For Bangkok, it has to be none other than King Power Mahanakhon, the easily recognizable pixelated skyscraper that anchors central Bangkok. In a city that has well over 400 skyscrapers that are at least 100 meters tall, King Power Mahanakhon stands out as the clear winner among all it’s high-rise peers.

For Singapore, the most recognizable iconic structure has to be Marina Bay Sands, the luxurious and dazzling hotel that has become a symbol for Singapore’s rapid advancement and development.

King Power Mahanakhon cost a total of 620 million USD to build, as compared to the staggering amount of 5.6 billion USD for the development of Marina Bay Sands.

Marina Bay Sands also attracts more tourism, with over 300 million visitors over the past decade. Although King Power Mahanakhon sees plenty of visitors on it’s highest observation deck in the city and in it’s ritzy hotel, it doesn’t bring in the same amount of visitors that Sands does.

4. Infrastructure

Both cities have a modern high-speed rail network and both are expanding access at a rapid pace.

As mentioned previously, Bangkok covers a larger area than Singapore, so they will naturally have more demand for a huge network of high-speed railways.

However, Singapore has over 230 kilometers of light rail compared to Bangkok’s 210 kilometers. Those numbers are increasing all the time, so it really comes down to demand and how much each government decides to invest in their light rail.

Singapore’s streets tend to be better maintained and the walkways are generally cleaner. Bangkok’s sidewalks can be uneven at times, so you need to watch your step.

There is actually an infrastructure index that uses a few different metrics to measure and rank infrastructure and Singapore has recently been ranked #1 on the index. Keep in mind, these metrics also include business and economic status, which Singapore ranks very high in.

3. Nightlife

Bangkok is notorious for it’s nightlife, so it’s pretty hard to compete with it in this category. Whether it’s Khao San Road, nightclubs, or one of it’s numerous red light districts, Bangkok has a diverse and lively nightlife that caters to just about everyone.

Singapore, as a whole, is more reserved and less chaotic; however, that doesn’t mean that the city has no nightlife. Singapore has a host of nightclubs and lounges, everything from budget bars to ritzy cocktail clubs that can be found in areas like Clarke Quay and different venues around the city center.

Bangkok is also in close proximity to many other nightlife hot spots on the Gulf of Thailand or in the nearby islands, so that just makes Bangkok that much more attractive to travelers who want to let their hair down and party all night, every night!

2. Culture

Despite both cities being located in Southeast Asia, they seem to be worlds apart at the same time.

Bangkok has many temples, some of which are extravagant, but also has bustling streets and sidewalks, often times jam-packed with street vendors and food stalls.

Singapore also has no shortage of temples, but the city boasts a more diverse array of religious ideologies and prides itself on spiritual freedom and diversity.

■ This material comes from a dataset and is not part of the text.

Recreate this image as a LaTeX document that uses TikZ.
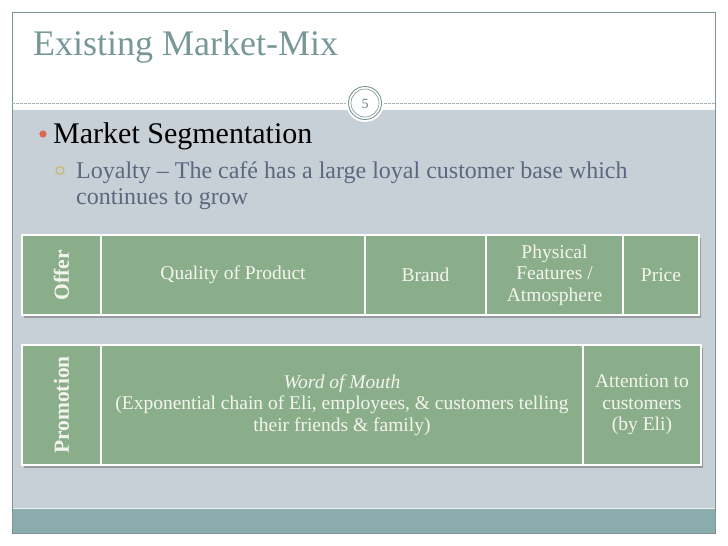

There also aren’t nearly as many food vendors crowding the streets of Singapore as there are in Bangkok. The city has more of a Western feel to it, it is more orderly and polished.

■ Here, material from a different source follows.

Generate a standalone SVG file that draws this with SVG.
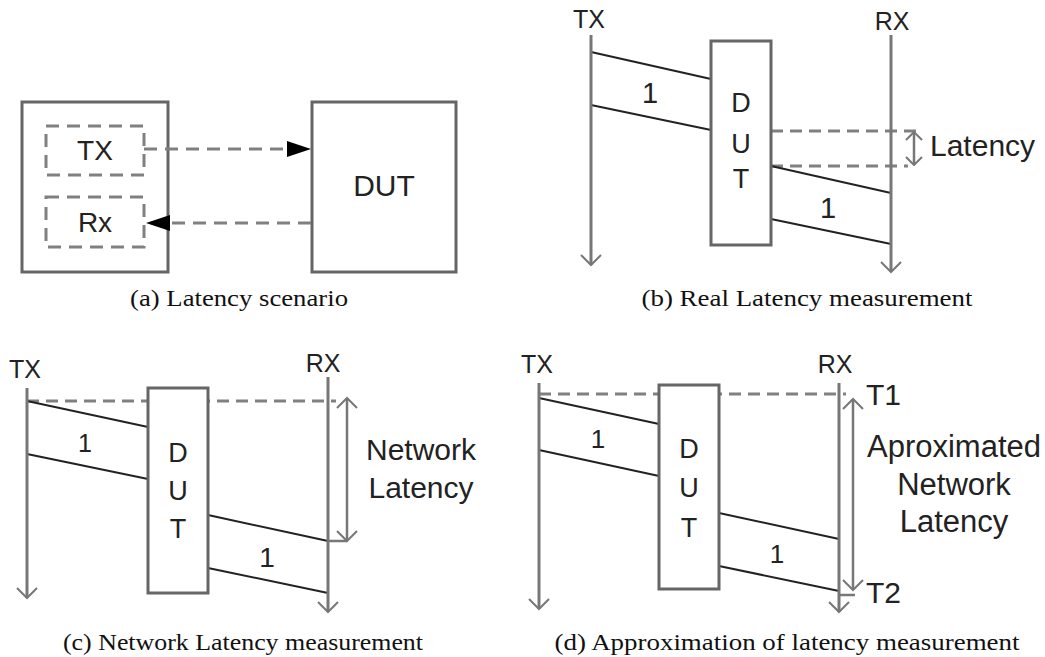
<svg xmlns="http://www.w3.org/2000/svg" width="1045" height="657" viewBox="0 0 1045 657">
  <style>
    .box { fill: #fff; stroke: #666; stroke-width: 3; }
    .axis { fill: none; stroke: #777; stroke-width: 3; }
    .msg { fill: none; stroke: #222; stroke-width: 2; }
    .dash { fill: none; stroke: #808080; stroke-width: 3; stroke-dasharray: 12 7; }
    .dashA { fill: none; stroke: #808080; stroke-width: 3; stroke-dasharray: 13 8; }
    .thin { fill: none; stroke: #777; stroke-width: 2.5; }
    .lbl { font-family: "Liberation Sans", Arial, sans-serif; fill: #222; }
    .mid { text-anchor: middle; }
    .cap { font-family: "Liberation Serif", "Times New Roman", serif; font-size: 23px; fill: #111; text-anchor: middle; }
  </style>
  <defs>
    <marker id="vee" markerUnits="userSpaceOnUse" viewBox="-1 -1 13 22" refX="10" refY="10" markerWidth="13" markerHeight="22" orient="auto-start-reverse">
      <path d="M0,0 L10,10 L0,20" fill="none" stroke="#777" stroke-width="2"/>
    </marker>
    <marker id="veeS" markerUnits="userSpaceOnUse" viewBox="-1 -1 10 18" refX="8" refY="8" markerWidth="10" markerHeight="18" orient="auto-start-reverse">
      <path d="M0,0 L8,8 L0,16" fill="none" stroke="#777" stroke-width="2"/>
    </marker>
    <marker id="tri" markerUnits="userSpaceOnUse" viewBox="0 0 24 16" refX="24" refY="8" markerWidth="24" markerHeight="16" orient="auto">
      <path d="M0,0 L24,8 L0,16 Z" fill="#000"/>
    </marker>
  </defs>

  <!-- (a) latency scenario -->
  <g id="a-tester">
    <rect class="box" x="22" y="102" width="146" height="170"/>
  </g>
  <g id="a-tx">
    <rect class="dashA" x="46" y="126" width="98" height="49"/>
    <text class="lbl mid" x="95" y="160" font-size="28">TX</text>
  </g>
  <g id="a-rx">
    <rect class="dashA" x="46" y="197" width="98" height="50"/>
    <text class="lbl mid" x="95" y="232" font-size="28">Rx</text>
  </g>
  <g id="a-dut">
    <rect class="box" x="312" y="102" width="144" height="170"/>
    <text class="lbl mid" x="384" y="196" font-size="30">DUT</text>
  </g>
  <g id="a-connectors">
    <line class="dashA" x1="144" y1="149" x2="311" y2="149" marker-end="url(#tri)"/>
    <line class="dashA" x1="311" y1="223" x2="146" y2="223" marker-end="url(#tri)"/>
  </g>
  <text class="cap" x="239" y="306" textLength="218" lengthAdjust="spacingAndGlyphs">(a) Latency scenario</text>

  <!-- (b) real latency measurement -->
  <g id="b-connectors">
    <line class="dash" x1="771" y1="131" x2="916" y2="131"/>
    <line class="dash" x1="771" y1="166" x2="908" y2="166"/>
    <line class="msg" x1="591" y1="52" x2="711" y2="79"/>
    <line class="msg" x1="591" y1="105" x2="711" y2="130"/>
    <line class="msg" x1="771" y1="166" x2="891" y2="193"/>
    <line class="msg" x1="771" y1="219" x2="891" y2="244"/>
    <line class="thin" x1="914" y1="132" x2="914" y2="165" marker-start="url(#veeS)" marker-end="url(#veeS)"/>
  </g>
  <g id="b-tx">
    <text class="lbl mid" x="589" y="28" font-size="25">TX</text>
    <line class="axis" x1="591" y1="35" x2="591" y2="265" marker-end="url(#vee)"/>
  </g>
  <g id="b-rx">
    <text class="lbl mid" x="892" y="30" font-size="25">RX</text>
    <line class="axis" x1="891" y1="35" x2="891" y2="272" marker-end="url(#vee)"/>
  </g>
  <g id="b-dut">
    <rect class="box" x="711" y="41" width="60" height="204"/>
    <text class="lbl mid" x="741" y="112" font-size="27">D</text>
    <text class="lbl mid" x="741" y="153" font-size="27">U</text>
    <text class="lbl mid" x="741" y="188" font-size="27">T</text>
  </g>
  <text class="lbl mid" x="650" y="103" font-size="29">1</text>
  <text class="lbl mid" x="828" y="218" font-size="29">1</text>
  <text class="lbl" x="930" y="156" font-size="30">Latency</text>
  <text class="cap" x="807" y="306" textLength="331" lengthAdjust="spacingAndGlyphs">(b) Real Latency measurement</text>

  <!-- (c) network latency measurement -->
  <g id="c-connectors">
    <line class="dash" x1="27" y1="401" x2="336" y2="401"/>
    <line class="msg" x1="27" y1="401" x2="148" y2="427"/>
    <line class="msg" x1="27" y1="454" x2="148" y2="479"/>
    <line class="msg" x1="208" y1="515" x2="328" y2="541"/>
    <line class="msg" x1="208" y1="568" x2="328" y2="593"/>
    <line class="thin" x1="328" y1="541" x2="347" y2="541"/>
    <line class="thin" x1="347" y1="398" x2="347" y2="541" marker-start="url(#vee)" marker-end="url(#vee)"/>
  </g>
  <g id="c-tx">
    <text class="lbl mid" x="25" y="378" font-size="25">TX</text>
    <line class="axis" x1="27" y1="388" x2="27" y2="598" marker-end="url(#vee)"/>
  </g>
  <g id="c-rx">
    <text class="lbl mid" x="323" y="372" font-size="25">RX</text>
    <line class="axis" x1="328" y1="377" x2="328" y2="612" marker-end="url(#vee)"/>
  </g>
  <g id="c-dut">
    <rect class="box" x="148" y="388" width="60" height="205"/>
    <text class="lbl mid" x="178" y="462" font-size="27">D</text>
    <text class="lbl mid" x="178" y="500" font-size="27">U</text>
    <text class="lbl mid" x="178" y="538" font-size="27">T</text>
  </g>
  <text class="lbl mid" x="85" y="452" font-size="25">1</text>
  <text class="lbl mid" x="267" y="567" font-size="28">1</text>
  <text class="lbl mid" x="421" y="460" font-size="30">Network</text>
  <text class="lbl mid" x="421" y="498" font-size="30">Latency</text>
  <text class="cap" x="243" y="650" textLength="360" lengthAdjust="spacingAndGlyphs">(c) Network Latency measurement</text>

  <!-- (d) approximation of latency measurement -->
  <g id="d-connectors">
    <line class="dash" x1="539" y1="394" x2="846" y2="394"/>
    <line class="msg" x1="539" y1="398" x2="659" y2="424"/>
    <line class="msg" x1="539" y1="450" x2="659" y2="476"/>
    <line class="msg" x1="719" y1="513" x2="839" y2="539"/>
    <line class="msg" x1="719" y1="566" x2="839" y2="591"/>
    <line class="thin" x1="839" y1="595" x2="855" y2="595"/>
    <line class="thin" x1="853" y1="399" x2="853" y2="590" marker-start="url(#vee)" marker-end="url(#vee)"/>
  </g>
  <g id="d-tx">
    <text class="lbl mid" x="537" y="373" font-size="25">TX</text>
    <line class="axis" x1="539" y1="383" x2="539" y2="609" marker-end="url(#vee)"/>
  </g>
  <g id="d-rx">
    <text class="lbl mid" x="835" y="373" font-size="25">RX</text>
    <line class="axis" x1="839" y1="383" x2="839" y2="612" marker-end="url(#vee)"/>
  </g>
  <g id="d-dut">
    <rect class="box" x="659" y="385" width="60" height="204"/>
    <text class="lbl mid" x="689" y="458" font-size="27">D</text>
    <text class="lbl mid" x="689" y="497" font-size="27">U</text>
    <text class="lbl mid" x="689" y="537" font-size="27">T</text>
  </g>
  <text class="lbl mid" x="598" y="448" font-size="26">1</text>
  <text class="lbl mid" x="777" y="563" font-size="26">1</text>
  <text class="lbl" x="866" y="405" font-size="30">T1</text>
  <text class="lbl" x="866" y="603" font-size="30">T2</text>
  <text class="lbl mid" x="954" y="457" font-size="31">Aproximated</text>
  <text class="lbl mid" x="954" y="495" font-size="31">Network</text>
  <text class="lbl mid" x="954" y="532" font-size="31">Latency</text>
  <text class="cap" x="787" y="650" textLength="465" lengthAdjust="spacingAndGlyphs">(d) Approximation of latency measurement</text>
</svg>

So, it really comes down to what your personal taste is. Do you want a city that is frenetic, chaotic, and a little bit unpredictable or one that is more tame and regulated?

1. Safety

East Asian cities, as you may know, are commonly some of the safest cities in the world, so you could expect both these cities to be fairly safe, at least compared to the rest of the world.

Maybe it’s the tough, stringent legal system; the higher cost of living, or the more reserved culture and nightlife, but Singapore (for one reason or another) is safer than Bangkok when it comes to non-violent crimes.

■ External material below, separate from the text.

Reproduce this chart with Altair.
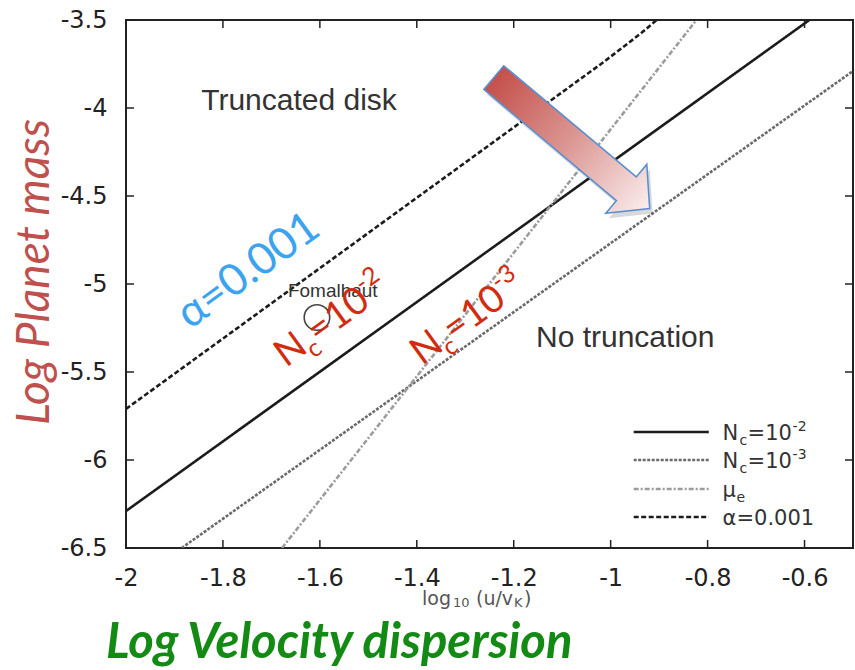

You are more likely to get scammed or pick-pocketed in Bangkok rather than in Singapore. You are also more likely to be involved in a car accident in Bangkok, and you always have to watch for motorcycles on the sidewalks, they seem to be everywhere in the city.

Singapore actually has one of the lowest road fatality rates of any developed country on the planet, which is a rate of 2.73 per 100,000 residents. Singapore is very safe, even compared to other major cities in the region.